In Memorium – Luc Montagnier, The Discoverer of HIV

I don’t know how well-known Luc Montagnier is to the general public, but in my field of virology he was both a giant and a controversial figure. I only met him once as my wife and I had dinner with him and several other scientists at a small HIV meeting in Austin, Texas in 2012. While I didn’t know him well personally, I’ve known about his scientific portfolio since my early training days in science. His most famous accomplishment was the 1983 discovery of the human immunodeficiency virus (HIV), the causative agent of AIDS (Acquired Immunodeficiency Syndrome), a discovery that earned him the 2008 Nobel Prize in Physiology or Medicine. Born in Chabris, France in 1932, he survived both a near-fatal traffic accident as a five-year-old and then the Nazi occupation of France. After the war, he became interested in science and pursued this educational path until he received his degree in medicine from the University of Paris in 1960. Fascinated by research, Dr. Montagnier was involved in various scientific studies throughout his formal education years. His early projects spanned a variety of areas including plant biology, cell culture technology, bacteriology, molecular biology, and eventually virology where he made his most impactful contributions. Working first in London and then Scotland, Dr. Montagnier studied a small oncogenic virus called polyomavirus and made two seminal advances. First, he developed a new test for assessing the cancerous nature of cells called the soft agar colony formation assay, an approach that became and remains a standard technique used by labs around the world. Second, he showed that polyomavirus DNA alone was able to transform normal cells into cancerous ones, so the whole virus itself was not necessary for oncogenesis, just its genetic material. This observation confirmed that viral-induced cellular transformation was due to viral genes, a concept that became a basic principle of viral oncology.

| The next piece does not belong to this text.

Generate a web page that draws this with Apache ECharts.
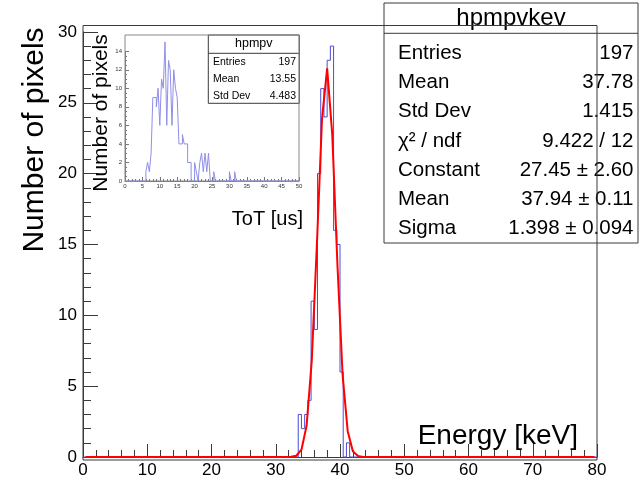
<!DOCTYPE html>
<html>
<head>
<meta charset="utf-8">
<script src="https://cdn.jsdelivr.net/npm/echarts@6/dist/echarts.min.js"></script>
<style>
  html, body { margin: 0; padding: 0; background: #ffffff; }
  #chart { width: 640px; height: 479px; }
</style>
</head>
<body>
<div id="chart"></div>
<script>
// Energy spectrum, 0.5 keV bins, first non-empty bin starts at 33.5 keV
const energyBinStart = 33.5;
const energyBinWidth = 0.5;
const energyCounts = [3, 2, 3, 4, 11, 9, 20, 26, 24, 28, 29, 16, 15, 6, 0, 1];
const energyRange = [0, 80];
const energyTicks = [0, 10, 20, 30, 40, 50, 60, 70, 80];
const countTicks = [0, 5, 10, 15, 20, 25, 30];

// Gaussian fit result
const fitConstant = 27.45;
const fitMean = 37.94;
const fitSigma = 1.398;
const fitNpx = 100;

// ToT distribution, 0.5 us bins, first non-empty bin starts at 6.0 us
const totBinStart = 6.0;
const totBinWidth = 0.5;
const totCounts = [1, 2, 1, 3, 9, 9, 8, 10, 6, 11, 10, 15, 6, 13, 12, 6, 12, 10, 9, 4,
                   4, 5, 4, 4, 2, 2, 0, 0, 2, 1, 0, 2, 3, 1, 3, 1, 3, 0, 0, 1,
                   0, 0, 0, 0, 0, 0, 0, 0, 1, 0, 0, 1];
const totRange = [0, 50];

// Statistics boxes
const mainStatsTitle = 'hpmpvkev';
const mainStatsLabels = ['Entries', 'Mean', 'Std Dev', 'χ² / ndf', 'Constant', 'Mean', 'Sigma'];
const mainStatsValues = ['197', '37.78', '1.415', '9.422 / 12', '27.45 ± 2.60', '37.94 ± 0.11', '1.398 ± 0.094'];
const insetStatsTitle = 'hpmpv';
const insetStatsLabels = ['Entries', 'Mean', 'Std Dev'];
const insetStatsValues = ['197', '13.55', '4.483'];

const FONT = '"Liberation Sans", Arial, Helvetica, sans-serif';

// Histogram outline as a step polyline
function histOutline(start, width, counts, range) {
  const pts = [[range[0], 0], [start, 0]];
  counts.forEach((c, i) => {
    const lo = start + i * width;
    pts.push([lo, c], [lo + width, c]);
  });
  const end = start + counts.length * width;
  pts.push([end, 0], [range[1], 0]);
  return pts;
}

// Fit function sampled at the centres of fitNpx bins over the axis range
function gaussCurve() {
  const pts = [];
  const dx = (energyRange[1] - energyRange[0]) / fitNpx;
  for (let i = 0; i < fitNpx; i++) {
    const x = energyRange[0] + (i + 0.5) * dx;
    const t = (x - fitMean) / fitSigma;
    pts.push([x, fitConstant * Math.exp(-0.5 * t * t)]);
  }
  return pts;
}

// Plot frames
const mainFrame = { x0: 83, x1: 597, y0: 25.5, y1: 460 };
const insetFrame = { x0: 125, x1: 299, y0: 35, y1: 181 };
const mainTop = mainFrame.y1 - 30 * (mainFrame.y1 - mainFrame.y0) / 30.45;
const insetTop = insetFrame.y1 - 14 * (insetFrame.y1 - insetFrame.y0) / 15.75;

// Statistics box: title row and a list of label / value rows
function statsBox(b, title, labels, values) {
  const children = [];
  children.push({ type: 'rect', shape: { x: b.x, y: b.y, width: b.w, height: b.h },
    style: { fill: '#ffffff', stroke: '#3a3a3a', lineWidth: 1 } });
  children.push({ type: 'line', shape: { x1: b.x, y1: b.y + b.titleH, x2: b.x + b.w, y2: b.y + b.titleH },
    style: { stroke: '#3a3a3a', lineWidth: 1 } });
  children.push({ type: 'text', x: b.x + b.w / 2, y: b.titleY,
    style: { text: title, font: b.titleSize + 'px ' + FONT, fill: '#000', align: 'center', verticalAlign: 'middle' } });
  labels.forEach((lab, i) => {
    const cy = b.rowY + b.rowH * i;
    children.push({ type: 'text', x: b.labelX, y: cy,
      style: { text: lab, font: b.rowSize + 'px ' + FONT, fill: '#000', align: 'left', verticalAlign: 'middle' } });
    children.push({ type: 'text', x: b.valueX, y: cy,
      style: { text: values[i], font: b.rowSize + 'px ' + FONT, fill: '#000', align: 'right', verticalAlign: 'middle' } });
  });
  return { type: 'group', children, z: 10 };
}

const chart = echarts.init(document.getElementById('chart'), null, { renderer: 'canvas' });

const axisColor = '#3a3a3a';

chart.setOption({
  animation: false,
  backgroundColor: '#ffffff',
  grid: [
    { left: mainFrame.x0, right: 640 - mainFrame.x1, top: mainTop, bottom: 479 - mainFrame.y1 },
    { left: insetFrame.x0, right: 640 - insetFrame.x1, top: insetTop, bottom: 479 - insetFrame.y1 }
  ],
  xAxis: [
    {
      gridIndex: 0, type: 'value', min: energyRange[0], max: energyRange[1], interval: 10,
      axisLine: { lineStyle: { color: axisColor, width: 1 } },
      axisTick: { inside: true, length: 13, lineStyle: { color: axisColor } },
      minorTick: { show: true, splitNumber: 5, length: 7, lineStyle: { color: axisColor } },
      splitLine: { show: false },
      axisLabel: { fontSize: 17, fontFamily: FONT, color: '#000', margin: 5,
        formatter: v => energyTicks.includes(v) ? String(v) : '' }
    },
    {
      gridIndex: 1, type: 'value', min: totRange[0], max: totRange[1], interval: 5,
      axisLine: { lineStyle: { color: '#777', width: 1 } },
      axisTick: { inside: true, length: 4, lineStyle: { color: '#777' } },
      minorTick: { show: true, splitNumber: 5, length: 2, lineStyle: { color: '#777' } },
      splitLine: { show: false },
      axisLabel: { fontSize: 6, fontFamily: FONT, color: '#333', margin: 2 }
    }
  ],
  yAxis: [
    {
      gridIndex: 0, type: 'value', min: 0, max: 30, interval: 5,
      axisLine: { show: true, lineStyle: { color: axisColor, width: 1 } },
      axisTick: { show: true, inside: true, length: 15, lineStyle: { color: axisColor } },
      minorTick: { show: true, splitNumber: 5, length: 8, lineStyle: { color: axisColor } },
      splitLine: { show: false },
      axisLabel: { fontSize: 17, fontFamily: FONT, color: '#000', margin: 6,
        formatter: v => countTicks.includes(v) ? String(v) : '' }
    },
    {
      gridIndex: 1, type: 'value', min: 0, max: 14, interval: 2,
      axisLine: { show: true, lineStyle: { color: '#777', width: 1 } },
      axisTick: { show: true, inside: true, length: 4, lineStyle: { color: '#777' } },
      minorTick: { show: true, splitNumber: 4, length: 2, lineStyle: { color: '#777' } },
      splitLine: { show: false },
      axisLabel: { fontSize: 6, fontFamily: FONT, color: '#333', margin: 3 }
    }
  ],
  series: [
    {
      type: 'line', xAxisIndex: 0, yAxisIndex: 0, showSymbol: false, symbol: 'none',
      data: histOutline(energyBinStart, energyBinWidth, energyCounts, energyRange),
      lineStyle: { color: '#4b4bdc', width: 1 }, z: 2, clip: false
    },
    {
      type: 'line', xAxisIndex: 0, yAxisIndex: 0, showSymbol: false, symbol: 'none',
      data: gaussCurve(),
      lineStyle: { color: '#ff0000', width: 2 }, z: 3, clip: false
    },
    {
      type: 'line', xAxisIndex: 1, yAxisIndex: 1, showSymbol: false, symbol: 'none',
      data: histOutline(totBinStart, totBinWidth, totCounts, totRange),
      lineStyle: { color: '#8f8fe8', width: 1 }, z: 2, clip: false
    }
  ],
  graphic: [
    // plot frames
    { type: 'rect', shape: { x: mainFrame.x0, y: mainFrame.y0, width: mainFrame.x1 - mainFrame.x0, height: mainFrame.y1 - mainFrame.y0 },
      style: { fill: 'none', stroke: axisColor, lineWidth: 1 }, z: 1 },
    { type: 'rect', shape: { x: insetFrame.x0, y: insetFrame.y0, width: insetFrame.x1 - insetFrame.x0, height: insetFrame.y1 - insetFrame.y0 },
      style: { fill: 'none', stroke: '#888', lineWidth: 1 }, z: 1 },
    // axis titles
    { type: 'text', x: 578, y: 436, style: { text: 'Energy [keV]', font: '28px ' + FONT, fill: '#000', align: 'right', verticalAlign: 'middle' }, z: 5 },
    { type: 'text', x: 35, y: 140, rotation: Math.PI / 2, style: { text: 'Number of pixels', font: '30px ' + FONT, fill: '#000', align: 'center', verticalAlign: 'middle' }, z: 5 },
    { type: 'text', x: 303, y: 219, style: { text: 'ToT [us]', font: '20px ' + FONT, fill: '#000', align: 'right', verticalAlign: 'middle' }, z: 5 },
    { type: 'text', x: 101, y: 113, rotation: Math.PI / 2, style: { text: 'Number of pixels', font: '21px ' + FONT, fill: '#000', align: 'center', verticalAlign: 'middle' }, z: 5 },
    // statistics boxes
    statsBox({ x: 384, y: 3, w: 254, h: 240, titleH: 30.3, titleY: 18.5, titleSize: 24,
               rowY: 53, rowH: 29.3, rowSize: 20.5, labelX: 398, valueX: 633.5 },
             mainStatsTitle, mainStatsLabels, mainStatsValues),
    statsBox({ x: 208.3, y: 35, w: 91, h: 68.3, titleH: 18.3, titleY: 44, titleSize: 12.5,
               rowY: 62.3, rowH: 16.9, rowSize: 10.5, labelX: 213, valueX: 296 },
             insetStatsTitle, insetStatsLabels, insetStatsValues)
  ]
});
</script>
</body>
</html>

After his work with polyomavirus, Dr. Montagnier’s interest turned to a type of RNA virus known as a retrovirus. Returning to France in 1972 to head a Department of Virology at the Pasteur Institute, for the next 10 years his lab focused on these viruses. During that period they developed considerable expertise in isolating, growing, and analyzing retroviruses. By 1982,  the AIDS field was suspicious that the causative agent of the disease was an unknown virus, possibly a retrovirus, and Dr. Montagnier’s expertise positioned him to quickly attack this problem. Working with clinical collaborators, Dr. Montagnier received a lymph node biopsy from an AIDS patient in early 1983. Using the techniques and approaches developed in his lab, within months they were able to grow cells from the biopsy sample and isolate the virus that eventually was designated HIV. While many other labs and investigators worldwide contributed to the HIV-AIDS story, Dr. Montagnier’s successful isolation of HIV remains a landmark achievement that dramatically advanced the field. With the causative virus identified, diagnostic tests and antiviral therapies rapidly followed, and HIV-AIDS went from a death sentence to a manageable chronic disease.

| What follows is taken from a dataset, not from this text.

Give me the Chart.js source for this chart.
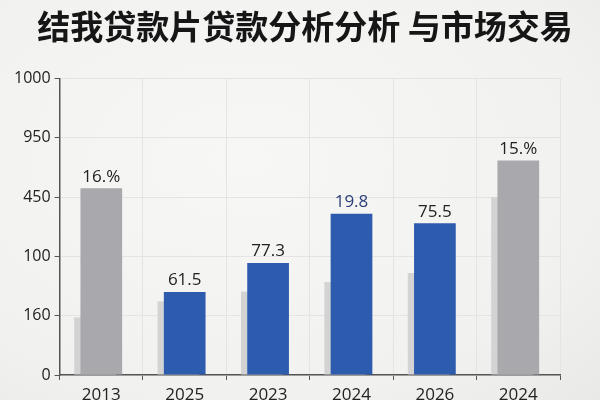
<!DOCTYPE html>
<html>
<head>
<meta charset="utf-8">
<script src="https://cdn.jsdelivr.net/npm/chart.js@4"></script>
<style>
  html, body { margin: 0; padding: 0; }
  body {
    width: 600px; height: 400px; overflow: hidden;
    background: radial-gradient(ellipse at 40% 40%, #f7f7f5 0%, #f1f1ef 70%, #e9e9e7 100%);
  }
  #wrap { width: 600px; height: 400px; }
</style>
</head>
<body>
<div id="wrap"><canvas id="loanChart"></canvas></div>
<script>
// --- DATA ---
const categories = ['2013', '2025', '2023', '2024', '2026', '2024'];
// y axis labels, bottom to top (evenly spaced gridlines)
const yTickLabels = ['0', '160', '100', '450', '950', '1000'];
// bar heights, in gridline steps
const mainValues = [3.15, 1.40, 1.89, 2.72, 2.56, 3.62];
const shadowValues = [0.97, 1.24, 1.41, 1.57, 1.72, 3.00];
const barLabels = ['16.%', '61.5', '77.3', '19.8', '75.5', '15.%'];
const barKinds = ['gray', 'blue', 'blue', 'blue', 'blue', 'gray'];

const shadowShift = -0.075; // shadow bar sits a little to the left

document.addEventListener('DOMContentLoaded', () => {
    const colors = { gray: '#a9a9ad', blue: '#2d5bad' };
    const labelColors = ['#222', '#222', '#222', '#2b3f78', '#222', '#222'];

    // value labels above the front bars
    const barLabelPlugin = {
        id: 'barLabels',
        afterDatasetsDraw(chart) {
            const meta = chart.getDatasetMeta(0);
            const ctx = chart.ctx;
            ctx.save();
            ctx.font = '17px "Open Sans", "DejaVu Sans", sans-serif';
            ctx.textAlign = 'center';
            ctx.textBaseline = 'bottom';
            meta.data.forEach((bar, i) => {
                ctx.fillStyle = labelColors[i];
                ctx.fillText(barLabels[i], bar.x, bar.y - 3);
            });
            ctx.restore();
        }
    };

    const ctx = document.getElementById('loanChart').getContext('2d');
    new Chart(ctx, {
        type: 'bar',
        data: {
            labels: categories,
            datasets: [{
                label: 'main',
                data: mainValues,
                backgroundColor: barKinds.map(k => colors[k]),
                barPercentage: 1,
                categoryPercentage: 0.5,
                grouped: false,
                order: 1
            }, {
                label: 'shadow',
                data: shadowValues.map((v, i) => ({ x: i + shadowShift, y: v })),
                xAxisID: 'xs',
                backgroundColor: '#d3d3d3',
                barPercentage: 1,
                categoryPercentage: 0.5,
                grouped: false,
                order: 2
            }]
        },
        options: {
            responsive: true,
            maintainAspectRatio: false,
            animation: false,
            layout: { padding: { left: 10, right: 0, top: 0, bottom: 0 } },
            plugins: {
                legend: { display: false },
                tooltip: { enabled: false },
                title: {
                    display: true,
                    text: '结我贷款片贷款分析分析 与市场交易',
                    color: '#161616',
                    font: { family: '"Noto Sans CJK SC"', size: 33, weight: 'bold' },
                    padding: { top: 7, bottom: 32 }
                }
            },
            scales: {
                x: {
                    grid: {
                        color: '#e4e4e4',
                        tickColor: '#555',
                        tickLength: 5,
                        offset: true
                    },
                    border: { color: '#555', width: 1.5 },
                    ticks: {
                        color: '#222',
                        padding: 5,
                        font: { family: '"Open Sans", sans-serif', size: 17 }
                    },
                    afterFit(scale) { scale.height = 25; }
                },
                xs: {
                    type: 'linear',
                    display: false,
                    offset: false,
                    min: -0.5,
                    max: 5.5,
                    afterBuildTicks(scale) {
                        scale.ticks = categories.map((c, i) => ({ value: i }));
                    }
                },
                y: {
                    min: 0,
                    max: yTickLabels.length - 1,
                    grid: {
                        color: '#e4e4e4',
                        tickColor: '#555',
                        tickLength: 5
                    },
                    border: { color: '#555', width: 1.5 },
                    ticks: {
                        stepSize: 1,
                        color: '#222',
                        padding: 4,
                        font: { family: '"Open Sans", sans-serif', size: 16 },
                        callback: (value) => yTickLabels[value]
                    }
                },
                // empty right margin, keeps the title centred on the page
                yr: {
                    position: 'right',
                    grid: { display: false },
                    border: { display: false },
                    ticks: { display: false },
                    afterFit(scale) { scale.width = 40; }
                }
            }
        },
        plugins: [barLabelPlugin]
    });
});
</script>
</body>
</html>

The controversies surrounding Dr. Montagnier came in the latter stage of his career. He began to embrace fringe ideas and scientific beliefs that were largely discredited as pseudoscience. Many former colleagues publically repudiated him and his strange assertions, yet Montagnier remained defiant and unapologetic for his beliefs. It seems an unexpected end to a brilliant career, and I prefer to remember his seminal achievements rather than the bizarre postulations of his final years. Rest in peace Dr. Montagnier.